The power of compounding is a transformative force in wealth accumulation, enabling investments to generate earnings not only on the initial principal but also on the accumulated returns. Reinvesting dividends and capital gains allows these earnings to produce their own returns, leading to exponential growth over time. The longer money remains invested, the greater the opportunities for compounding to accelerate wealth growth.
Several factors significantly influence the pace and extent of wealth accumulation through stock market investments. The initial capital invested and the consistency of subsequent contributions are primary determinants of eventual wealth. A larger starting sum provides a more substantial base for returns to grow, and regular, ongoing contributions to an investment portfolio accelerate wealth building. Setting aside a fixed amount each month allows investors to buy more shares when prices are low and fewer when prices are high, a strategy known as dollar-cost averaging.
The time horizon, or the length of time money remains invested, plays a profound role in potential growth. A longer time horizon allows investments to recover from short-term market downturns and maximizes the impact of compounding. Historically, the probability of positive returns in the stock market increases significantly over longer periods.

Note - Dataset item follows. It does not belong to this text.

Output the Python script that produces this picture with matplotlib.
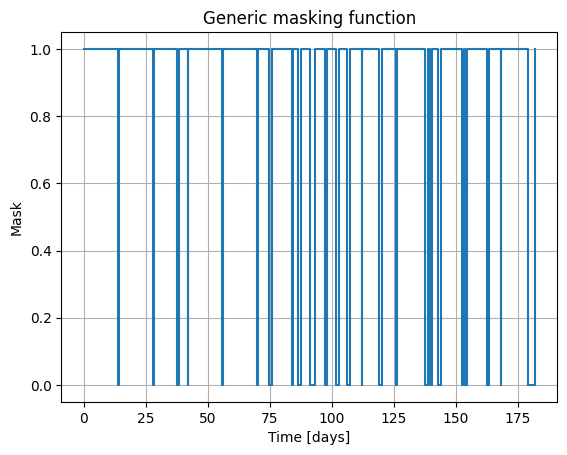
import numpy as np
import matplotlib
matplotlib.use("Agg")
import matplotlib.pyplot as plt

# masked (zero) intervals in days
dip_start = [13.9, 27.9, 37.6, 42.0, 55.9, 69.9, 74.6, 84.0, 86.5, 91.1,
             97.2, 101.6, 106.3, 112.0, 119.2, 126.0, 137.7, 139.6, 142.9,
             152.6, 153.8, 162.4, 168.1, 179.0]
dip_end = [14.1, 28.1, 38.4, 42.2, 56.1, 70.2, 75.7, 84.2, 87.5, 93.3,
           98.2, 102.7, 107.4, 112.2, 120.3, 126.2, 138.7, 140.3, 144.1,
           153.3, 154.5, 163.5, 168.3, 181.8]
t_start = 0.0
t_end = 181.8

# build the step curve from the intervals
t = [t_start]
mask = [1.0]
for s, e in zip(dip_start, dip_end):
    t += [s, s, e, e]
    mask += [1.0, 0.0, 0.0, 1.0]
if t[-1] < t_end:
    t.append(t_end)
    mask.append(1.0)

fig, ax = plt.subplots(figsize=(6.4, 4.8))
ax.plot(t, mask)
ax.set_title("Generic masking function")
ax.set_xlabel("Time [days]")
ax.set_ylabel("Mask")
ax.grid(True)
fig.savefig("out.png", bbox_inches="tight")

Younger investors, with several decades until retirement, typically have a longer time horizon, enabling them to embrace more risk for potentially higher returns.

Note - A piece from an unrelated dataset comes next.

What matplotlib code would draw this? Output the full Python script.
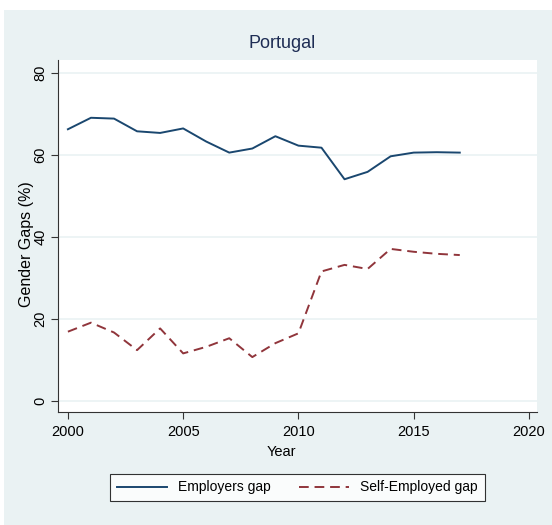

Broader market conditions can affect investment returns. Economic cycles, industry trends, and overall market sentiment influence stock prices. Factors such as rising interest rates, inflation, or geopolitical tensions can lead to market volatility and downturns. Long-term investors generally aim to ride out these periods, recognizing that markets tend to recover over time.
Personal discipline and patience are psychological aspects of successful investing. Emotional decisions, such as selling during market downturns due to fear or buying during speculative bubbles due to greed, can severely undermine long-term financial goals. Maintaining a calm and rational approach, adhering to a well-researched investment strategy, and avoiding impulsive reactions to market volatility are essential for navigating the investment landscape effectively.

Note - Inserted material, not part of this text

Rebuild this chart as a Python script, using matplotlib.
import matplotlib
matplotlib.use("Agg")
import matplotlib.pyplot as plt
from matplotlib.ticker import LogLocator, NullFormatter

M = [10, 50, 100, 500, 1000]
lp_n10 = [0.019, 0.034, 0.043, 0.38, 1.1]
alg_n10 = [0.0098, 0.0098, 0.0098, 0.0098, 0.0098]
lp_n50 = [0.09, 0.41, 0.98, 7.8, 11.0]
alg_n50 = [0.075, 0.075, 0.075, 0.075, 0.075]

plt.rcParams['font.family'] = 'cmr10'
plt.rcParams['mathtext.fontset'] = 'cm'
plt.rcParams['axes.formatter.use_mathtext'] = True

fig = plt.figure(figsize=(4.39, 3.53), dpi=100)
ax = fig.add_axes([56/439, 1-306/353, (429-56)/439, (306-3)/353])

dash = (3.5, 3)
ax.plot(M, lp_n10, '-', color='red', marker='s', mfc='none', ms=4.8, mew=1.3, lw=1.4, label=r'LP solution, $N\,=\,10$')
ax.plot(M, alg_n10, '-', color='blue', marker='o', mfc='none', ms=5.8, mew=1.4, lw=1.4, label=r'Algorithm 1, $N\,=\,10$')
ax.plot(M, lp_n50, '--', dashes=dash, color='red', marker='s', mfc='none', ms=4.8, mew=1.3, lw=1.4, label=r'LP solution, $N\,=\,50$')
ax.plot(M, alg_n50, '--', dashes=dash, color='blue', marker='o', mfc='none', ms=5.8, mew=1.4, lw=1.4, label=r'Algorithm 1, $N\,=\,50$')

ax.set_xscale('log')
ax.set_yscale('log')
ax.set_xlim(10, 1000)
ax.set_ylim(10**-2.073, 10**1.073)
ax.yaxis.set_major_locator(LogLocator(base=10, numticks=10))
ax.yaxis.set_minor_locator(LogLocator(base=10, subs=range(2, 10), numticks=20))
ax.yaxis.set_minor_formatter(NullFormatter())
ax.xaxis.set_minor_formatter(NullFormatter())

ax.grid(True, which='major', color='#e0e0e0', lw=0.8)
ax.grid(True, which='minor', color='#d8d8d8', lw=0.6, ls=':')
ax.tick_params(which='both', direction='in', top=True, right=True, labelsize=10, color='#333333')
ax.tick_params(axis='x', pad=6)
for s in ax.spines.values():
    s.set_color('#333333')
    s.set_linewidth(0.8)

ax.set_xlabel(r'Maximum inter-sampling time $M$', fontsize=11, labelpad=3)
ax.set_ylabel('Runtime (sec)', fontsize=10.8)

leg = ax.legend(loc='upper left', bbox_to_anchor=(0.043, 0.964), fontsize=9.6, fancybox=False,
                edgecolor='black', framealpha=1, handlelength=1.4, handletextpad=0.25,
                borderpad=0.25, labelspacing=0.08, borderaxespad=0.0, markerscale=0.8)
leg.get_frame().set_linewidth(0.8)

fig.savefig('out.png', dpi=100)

Becoming “rich” through stock investing is often viewed as achieving significant financial independence. Financial independence means having sufficient financial resources to support one’s lifestyle without needing to rely on active employment or external support. This could translate to generating enough passive income from investments to cover all living expenses.
Wealth building through stocks is generally a gradual process, not a “get rich quick” scheme. It requires consistent effort, ongoing learning, and understanding of market dynamics. For most, it involves years of dedicated saving and investing. Market fluctuations mean that periods of growth will be interspersed with downturns, requiring investors to remain committed through various economic cycles.
The stock market is a powerful tool for wealth creation, but it comes with risks and uncertainties. It demands a commitment to long-term goals and an acceptance that short-term losses are a natural part of the investment journey. For those who approach it with knowledge, patience, and a disciplined strategy, stock market investing remains a viable path toward achieving long-term financial security and substantial wealth.